Seedance 2.0 Support and Multimodal Reference-to-Video Workflow

Mar 25, 2026 · Update

1. Seedance 2.0 model support

This model is currently available only to enterprise users.

Seedance multimodal reference-to-video supports reference images (0-9), reference videos (0-3), reference audio clips (0-3), and optional text prompts.

2. Prompt specifications

Chinese and English prompts are supported. We recommend keeping Chinese prompts under 500 characters and English prompts under 1,000 words. When prompts are too long, information can become scattered and the model may ignore details or focus only on key points, causing missing elements in the video.

3. Single-image input requirements

Format: jpeg, png, webp, bmp, tiff, gif.

Aspect ratio (width / height): (0.4, 2.5).

Width and height length (px): (300, 6000).

Size: each image must be under 30 MB. Request body size must not exceed 64 MB. Do not use Base64 encoding for large files.

Image count: 1 image for image-to-video first frame; 2 images for image-to-video first and last frames; 1-9 images for Seedance 2.0 and 2.0 fast multimodal reference-to-video.

4. Single-video input requirements

Video format: mp4, mov.

Resolution: 480p, 720p.

Duration: each video must be 2-15 seconds. Up to 3 reference videos can be provided, and total duration across all videos must not exceed 15 seconds.

Aspect ratio (width / height): [0.4, 2.5]. Width and height length (px): [300, 6000].
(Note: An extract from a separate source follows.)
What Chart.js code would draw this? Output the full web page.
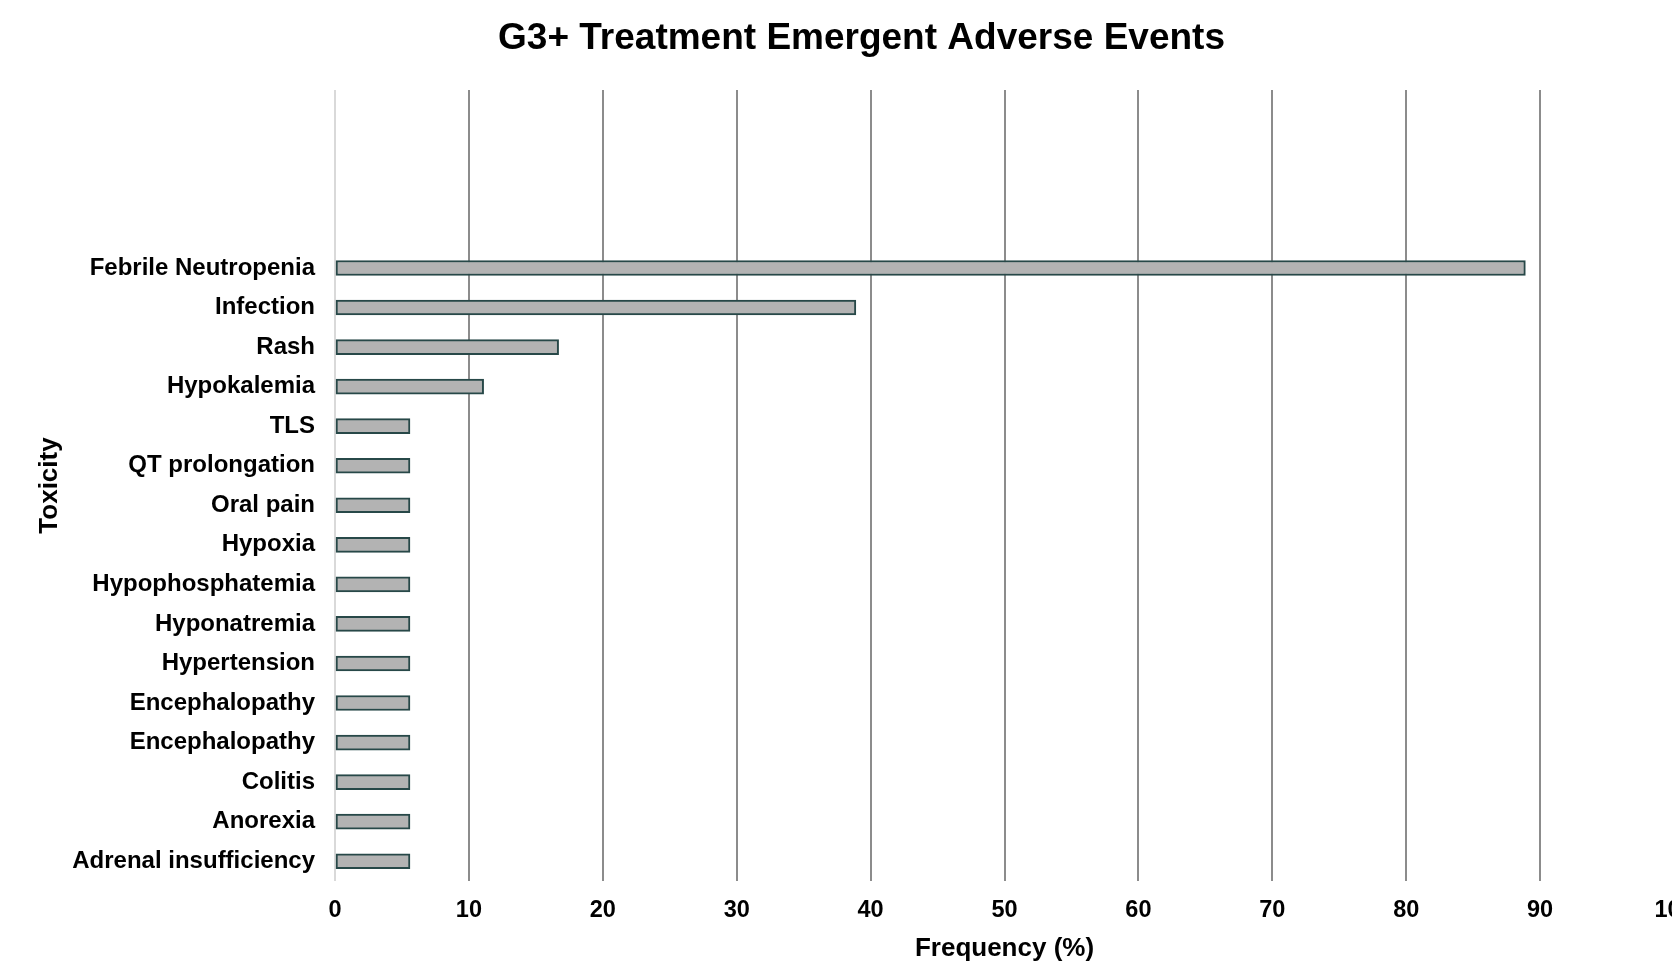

Frame pixels (width x height): [409600, 927408]. For example, 640 x 640 = 409600 meets the minimum value, and 834 x 1112 = 927408 meets the maximum value.

Size: each video must be under 50 MB. Frame rate (FPS): [24, 60].

5. Single-audio input requirements

Format: wav, mp3.

Duration: each audio clip must be 2-15 seconds. Up to 3 reference audio clips can be provided, and total duration across all audio clips must not exceed 15 seconds.

Size: each audio clip must be under 15 MB. Request body size must not exceed 64 MB.

6. Run compliance detection first

If the input contains people in images, videos, or audio, click the Compliance Check button above the node before generation.

7. Generate after detection succeeds

A green mark means detection succeeded. You can then proceed to generation.

8. Batch asset detection workflow

If you have many people-related images, videos, or audio clips, run batch asset detection in advance to avoid copyright issues.

9. Enter the Asset Library from the homepage

10. Create an asset group

11. Add assets and wait for them to be stored

The "Stored" status means the asset passed detection. Note that uploaded assets can include images, videos, and audio.

Image requirements: jpeg, png, webp, bmp, tiff, gif, heic/heif; aspect ratio (width / height): (0.4, 2.5); width and height length (px): (300, 6000); each image must be under 30 MB.

Video requirements: mp4, mov; resolution: 480p, 720p; each video must be 2-15 seconds; aspect ratio (width / height): [0.4, 2.5]; width and height length (px): [300, 6000]; total pixels must fit [409600, 927408]; each video must be under 50 MB; frame rate (FPS): [24, 60].

Audio requirements: wav, mp3; each audio clip must be 2-15 seconds; each audio clip must be under 15 MB.